M.Sc. Rebecca Schwerdt

  • Institut für Theoretische Informatik (ITI)
    Arbeitsgruppe Kryptographie und Sicherheit
    Informatik-Hauptgebäude (Geb. 50.34)
    Am Fasanengarten 5
    Raum 251

Research Abstract

In handling and utilizing private energy data there is always a trade-off between utility and privacy which needs to be considered carefully. Current research concerning energy data mainly focuses on the notion of ‘differential privacy’ for release mechanisms, which guarantees for every participant, that whether his data is included in a database or not does not influence the releases significantly. Although this is a very strong and desirable guarantee, it might not be applicable to all energy related cases. Firstly differential privacy seems to be too strong to admit certain utilities, like applications requiring that no noise is added to specific releases, as would be the case for billing. Secondly it was shown that differential privacy methods require the underlying data to be statistically independent, which can not always be expected in energy related scenarios. My research focuses not only on differential privacy but also other possible notions of privacy and their respective applicability to private energy data.

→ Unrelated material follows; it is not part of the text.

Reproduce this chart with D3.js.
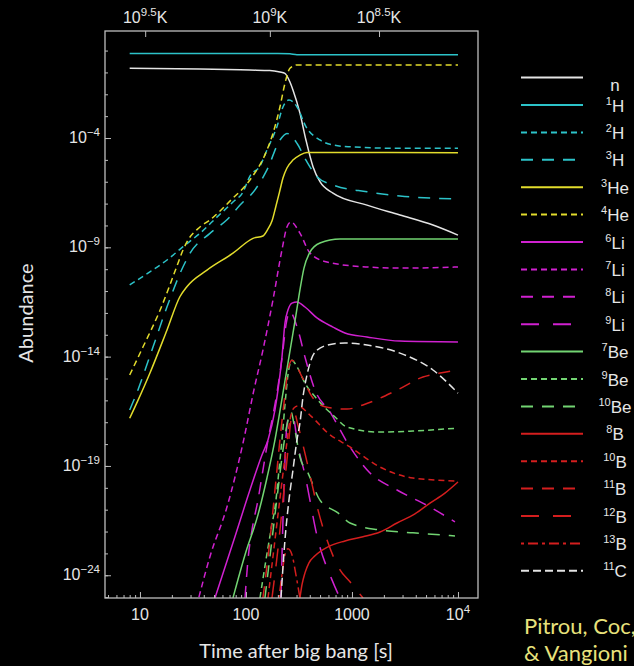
<!DOCTYPE html>
<html>
<head>
<meta charset="utf-8">
<script src="https://cdn.jsdelivr.net/npm/d3@7"></script>
<style>
  html, body { margin: 0; background: #000; }
  svg { display: block; }
</style>
</head>
<body>
<svg id="chart" width="634" height="666"></svg>
<script>
// each point: [time after big bang (s), log10 abundance]
const nData   = [[8,-0.81],[36.8,-0.84],[109,-0.89],[168,-0.91],[209,-0.98],[233,-1.04],[260,-1.44],[277.5,-1.80],[323,-2.86],[368,-4.09],[429,-5.31],[499,-6.00],[662,-6.52],[1387,-7.07],[2836,-7.52],[5808,-7.98],[10000,-8.44]];
const h1Data  = [[8,-0.13],[200,-0.13],[260,-0.15],[303,-0.19],[10000,-0.19]];
const h2Data  = [[8,-10.72],[12.4,-10.12],[18,-9.58],[25.5,-8.97],[36.8,-8.36],[53.2,-7.62],[75.4,-6.93],[93.8,-6.47],[109,-5.74],[135.5,-5.28],[157.8,-4.55],[196,-3.48],[223.4,-2.58],[254.5,-2.26],[302.7,-2.57],[368,-3.48],[499,-4.09],[662,-4.32],[958,-4.40],[2836,-4.47],[10000,-4.47]];
const h3Data  = [[8,-16.44],[9.3,-15.68],[13.3,-13.55],[18,-11.72],[25.5,-9.89],[29.7,-9.27],[45.7,-8.36],[65.8,-7.75],[93.8,-6.93],[109,-6.65],[157.8,-5.46],[209.4,-4.09],[243.6,-3.79],[302.7,-4.24],[368,-5.01],[467.7,-5.77],[662,-6.15],[1387,-6.46],[2836,-6.65],[10000,-6.79]];
const he3Data = [[8,-16.82],[9.6,-15.99],[12.4,-14.76],[18,-12.78],[23.8,-11.26],[27.7,-10.80],[42.9,-10.04],[75.4,-9.27],[116.5,-8.59],[144.6,-8.48],[161.4,-8.16],[175.9,-7.80],[191.9,-7.11],[209.4,-6.38],[223.4,-5.83],[243.6,-5.37],[277.5,-5.01],[323,-4.78],[376,-4.66],[10000,-4.67]];
const he4Data = [[8,-14.84],[10.7,-13.55],[15.5,-11.87],[22.2,-9.89],[25.5,-9.12],[28.4,-8.67],[36.8,-8.07],[45.7,-7.75],[72.1,-6.84],[109,-5.92],[157.8,-4.55],[179.7,-3.79],[209.4,-2.57],[233.3,-1.50],[260,-0.81],[302.7,-0.66],[10000,-0.66]];
const li6Data = [[51,-25.04],[78.7,-22.24],[109,-20.10],[141.6,-18.50],[161.4,-17.81],[187.8,-16.44],[200.4,-15.53],[218.6,-14.02],[233.3,-12.46],[249,-11.87],[271.6,-11.55],[302.7,-11.50],[360.4,-11.73],[467.7,-12.23],[662,-12.65],[859,-12.92],[1387,-13.10],[2836,-13.29],[10000,-13.33]];
const li7Data = [[36,-25.0],[45.7,-23.15],[66.2,-20.88],[93.8,-17.95],[118.8,-15.53],[144.6,-13.70],[179.7,-11.41],[218.6,-9.12],[243.6,-8.07],[265.8,-7.84],[323,-8.35],[401.6,-9.26],[580.7,-9.67],[1387,-9.90],[2836,-9.95],[10000,-9.90]];
const li8Data = [[98,-25.04],[104.5,-23.29],[114,-21.93],[129.8,-20.56],[144.6,-19.19],[161.4,-17.81],[183.7,-16.44],[204.8,-15.07],[223.4,-13.70],[238.4,-12.55],[260,-11.96],[309.4,-12.78],[360.4,-14.02],[448,-15.53],[620,-16.53],[958,-18.13],[1479,-19.32],[2660,-20.10],[5445,-20.88],[9370,-21.56]];
const li9Data = [[213.9,-25.04],[223.4,-21.47],[233.3,-18.73],[243.6,-17.13],[260,-16.67],[283.6,-16.90],[302.7,-17.81],[360.4,-19.41],[477.8,-22.38],[647.9,-24.21],[771,-25.04]];
const be7Data = [[75.4,-25.04],[98,-23.06],[129.8,-21.24],[157.8,-19.55],[187.8,-17.81],[213.9,-16.21],[238.4,-14.84],[265.8,-13.47],[296.2,-12.10],[323,-10.95],[352.6,-9.95],[401.6,-9.22],[499,-8.80],[771,-8.62],[10000,-8.62]];
const be9Data = [[135.5,-25.04],[154.5,-23.29],[172,-21.93],[191.9,-20.56],[204.8,-19.19],[218.6,-17.81],[233.3,-16.21],[249,-14.84],[271.6,-14.16],[296.2,-14.38],[360.4,-15.21],[477.8,-15.99],[691.8,-16.76],[897,-17.22],[1837,-17.45],[3758,-17.40],[10000,-17.27]];
const be10Data = [[151,-25.04],[175.9,-22.38],[200.4,-20.10],[223.4,-18.27],[243.6,-17.13],[265.8,-16.53],[290,-17.36],[323,-18.59],[384.6,-19.32],[499,-20.56],[738,-21.15],[958,-21.61],[1837,-21.93],[3758,-22.06],[9370,-22.20]];
const b8Data  = [[323,-25.04],[337.4,-24.44],[360.4,-23.89],[392.9,-23.43],[448,-23.11],[594,-22.70],[859,-22.43],[1271,-22.24],[1837,-22.02],[2660,-21.61],[3926,-21.19],[5445,-20.70],[7534,-20.24],[10000,-19.73]];
const b10Data = [[161.4,-25.04],[187.8,-22.38],[213.9,-20.10],[238.4,-18.27],[260,-16.90],[283.6,-16.35],[309.4,-16.26],[410.3,-16.72],[594,-17.50],[958,-18.13],[1837,-19.05],[3758,-19.55],[10000,-19.69]];
const b11Data = [[144.6,-25.04],[168.4,-22.38],[191.9,-19.64],[213.9,-17.36],[233.3,-15.76],[249,-14.61],[271.6,-14.16],[337.4,-14.92],[419.5,-15.83],[556,-16.29],[897,-16.40],[1271,-16.21],[2660,-15.53],[4677,-14.93],[6767,-14.75],[10000,-14.61]];
const b12Data = [[175.9,-25.04],[204.8,-22.38],[228.3,-20.10],[249,-18.27],[265.8,-16.90],[283.6,-16.53],[309.4,-17.13],[345,-18.04],[401.6,-19.41],[477.8,-21.01],[580.7,-22.38],[771,-23.75],[958,-24.30],[1271,-25.04]];
const b13Data = [[204.8,-25.04],[218.6,-23.98],[233.3,-23.06],[249,-22.79],[271.6,-23.06],[296.2,-23.98],[323,-25.04]];
const c11Data = [[213.9,-25.04],[233.3,-22.38],[254.5,-20.56],[277.5,-19.19],[302.7,-17.81],[323,-17.04],[345,-15.85],[376.3,-14.84],[410.3,-14.16],[467.7,-13.70],[662,-13.42],[859,-13.38],[1387,-13.47],[2836,-13.84],[5808,-14.61],[10000,-15.67]];

// legend: mass number and element, in legend order
const massNumbers = ['', '1', '2', '3', '3', '4', '6', '7', '8', '9', '7', '9', '10', '8', '10', '11', '12', '13', '11'];
const elements = ['n', 'H', 'H', 'H', 'He', 'He', 'Li', 'Li', 'Li', 'Li', 'Be', 'Be', 'Be', 'B', 'B', 'B', 'B', 'B', 'C'];

// axis ticks
const xTickValues = [10, 100, 1000, 10000];
const yTickExponents = [-4, -9, -14, -19, -24];
const tempTickTimes = [11.2, 168, 1800];
const tempTickExponents = ['9.5', '9', '8.5'];

const seriesData = [nData, h1Data, h2Data, h3Data, he3Data, he4Data, li6Data, li7Data, li8Data, li9Data,
    be7Data, be9Data, be10Data, b8Data, b10Data, b11Data, b12Data, b13Data, c11Data];

const WHITE = '#e4e4e4', CYAN = '#2cc3c9', YELLOW = '#e2dc2c', MAGENTA = '#d021d0', GREEN = '#72d472', RED = '#d41e1e';
const SOLID = null, SHORT = '6,4', MEDIUM = '12,9', LONG = '18,14', DASHDOT = '3,4,10,4', C_DASH = '8,4';
const styles = [
    [WHITE, SOLID], [CYAN, SOLID], [CYAN, SHORT], [CYAN, MEDIUM],
    [YELLOW, SOLID], [YELLOW, SHORT],
    [MAGENTA, SOLID], [MAGENTA, SHORT], [MAGENTA, MEDIUM], [MAGENTA, LONG],
    [GREEN, SOLID], [GREEN, SHORT], [GREEN, MEDIUM],
    [RED, SOLID], [RED, SHORT], [RED, MEDIUM], [RED, LONG], [RED, DASHDOT],
    [WHITE, C_DASH]
];

const margin = { top: 31, left: 105 };
const width = 373, height = 567;

const svg = d3.select('#chart');
const g = svg.append('g').attr('transform', `translate(${margin.left},${margin.top})`);

const x = d3.scaleLog().domain([4.68, 15450]).range([0, width]);
const y = d3.scaleLog().domain([Math.pow(10, -25.04), Math.pow(10, 0.895)]).range([height, 0]);

g.append('clipPath').attr('id', 'plotClip')
    .append('rect').attr('width', width).attr('height', height);

const line = d3.line()
    .x(d => x(d[0]))
    .y(d => y(Math.pow(10, d[1])))
    .curve(d3.curveMonotoneX);

// curves
const plot = g.append('g').attr('clip-path', 'url(#plotClip)');
seriesData.forEach((data, i) => {
    plot.append('path')
        .datum(data)
        .attr('d', line)
        .attr('fill', 'none')
        .attr('stroke', styles[i][0])
        .attr('stroke-width', 1.5)
        .attr('stroke-dasharray', styles[i][1]);
});

// frame and ticks
const tickColor = '#bdbdbd';
function styleAxis(sel) {
    sel.select('.domain').remove();
    sel.selectAll('line').attr('stroke', tickColor);
}

const xMinor = x.ticks().filter(v => !xTickValues.includes(v));
g.append('g').attr('transform', `translate(0,${height})`)
    .call(d3.axisBottom(x).tickValues(xMinor).tickSize(-3).tickFormat(''))
    .call(styleAxis);
g.append('g').attr('transform', `translate(0,${height})`)
    .call(d3.axisBottom(x).tickValues(xTickValues).tickSize(-6).tickFormat(''))
    .call(styleAxis);

const yAll = d3.range(-25, 1).map(e => Math.pow(10, e));
g.append('g')
    .call(d3.axisLeft(y).tickValues(yAll).tickSize(-3).tickFormat(''))
    .call(styleAxis);
g.append('g')
    .call(d3.axisLeft(y).tickValues(yTickExponents.map(e => Math.pow(10, e))).tickSize(-6).tickFormat(''))
    .call(styleAxis);

g.append('g')
    .call(d3.axisTop(x).tickValues(tempTickTimes).tickSize(-6).tickFormat(''))
    .call(styleAxis);

g.append('rect')
    .attr('width', width).attr('height', height)
    .attr('fill', 'none')
    .attr('stroke', tickColor)
    .attr('stroke-width', 1.3);

// tick labels
const labelFont = "'Liberation Sans', Arial, sans-serif";
const labelColor = '#e6e6e6';

const xLabels = g.append('g').selectAll('text')
    .data(xTickValues)
    .enter().append('text')
    .attr('x', d => x(d))
    .attr('y', height + 22)
    .attr('text-anchor', 'middle')
    .style('font-family', labelFont)
    .style('font-size', '16px')
    .style('fill', labelColor);
xLabels.each(function (d) {
    const t = d3.select(this);
    if (d < 10000) {
        t.text(d);
    } else {
        t.append('tspan').text('10');
        t.append('tspan').attr('dy', -7).style('font-size', '11.5px').text(Math.log10(d));
    }
});

const yLabels = g.append('g').selectAll('text')
    .data(yTickExponents)
    .enter().append('text')
    .attr('x', -5)
    .attr('y', d => y(Math.pow(10, d)) + 5)
    .attr('text-anchor', 'end')
    .style('font-family', labelFont)
    .style('font-size', '16px')
    .style('fill', labelColor);
yLabels.append('tspan').text('10');
yLabels.append('tspan').attr('dy', -7).style('font-size', '11.5px').text(d => '\u2212' + Math.abs(d));

const tLabels = g.append('g').selectAll('text')
    .data(tempTickTimes)
    .enter().append('text')
    .attr('x', d => x(d))
    .attr('y', -8)
    .attr('text-anchor', 'middle')
    .style('font-family', labelFont)
    .style('font-size', '16px')
    .style('fill', labelColor);
tLabels.append('tspan').text('10');
tLabels.append('tspan').attr('dy', -7).style('font-size', '11.5px').text((d, i) => tempTickExponents[i]);
tLabels.append('tspan').attr('dy', 7).text('K');

// axis titles
const titleFont = "Lato, 'Open Sans', sans-serif";
svg.append('text')
    .attr('transform', 'translate(33,313) rotate(-90)')
    .attr('text-anchor', 'middle')
    .style('font-family', titleFont)
    .style('font-size', '20px')
    .style('fill', labelColor)
    .text('Abundance');

svg.append('text')
    .attr('x', 296)
    .attr('y', 658)
    .attr('text-anchor', 'middle')
    .style('font-family', titleFont)
    .style('font-size', '20px')
    .style('fill', labelColor)
    .text('Time after big bang [s]');

// legend
const legend = svg.append('g').selectAll('.legend')
    .data(elements)
    .enter().append('g')
    .attr('class', 'legend')
    .attr('transform', (d, i) => `translate(0,${77.6 + i * 27.4})`);

legend.append('line')
    .attr('x1', 521).attr('x2', 583)
    .attr('stroke', (d, i) => styles[i][0])
    .attr('stroke-width', 2)
    .attr('stroke-dasharray', (d, i) => styles[i][1]);

const legendText = legend.append('text')
    .attr('x', 615)
    .attr('y', 6.5)
    .attr('text-anchor', 'middle')
    .style('font-family', labelFont)
    .style('font-size', '17px')
    .style('fill', labelColor);
legendText.append('tspan')
    .attr('dy', -7)
    .style('font-size', '11px')
    .text((d, i) => massNumbers[i]);
legendText.append('tspan')
    .attr('dy', 7)
    .text(d => d);

// credit (runs past the right edge, as in the original slide)
const credit = svg.append('text')
    .attr('x', 524)
    .attr('y', 634)
    .style('font-family', titleFont)
    .style('font-size', '22px')
    .style('fill', '#e8e27c');
credit.append('tspan').attr('x', 524).text('Pitrou, Coc, Uzan');
credit.append('tspan').attr('x', 524).attr('dy', 27).text('& Vangioni');
</script>
</body>
</html>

In order to find suitable notions of privacy and develop privacy preserving methods that translate well from theory to practice, the requirements of the existing legal framework need to be met and the surrounding technical system and the privacy implications of its possibilities and restrictions need to be understood. Both the legal and the engineering related aspect show potential for collaborations with other graduates in the research training group.

Another pivotal question of future grid communication is the security aspect. In addition to preventing things such as fraud or attacks on the grid, security protocols also play a vital role in preserving data privacy of the enduser. On this topic I am able to closely work with other researchers at my PI’s chair, who aim to develop cryptographic components for future energy grids, that can easily be combined to assemble a complete system of secure communication fitting different scenarios. Possible use cases we look at are vehicle to grid communication or the use of smart home appliances, both combining different security, privacy and utility requirements.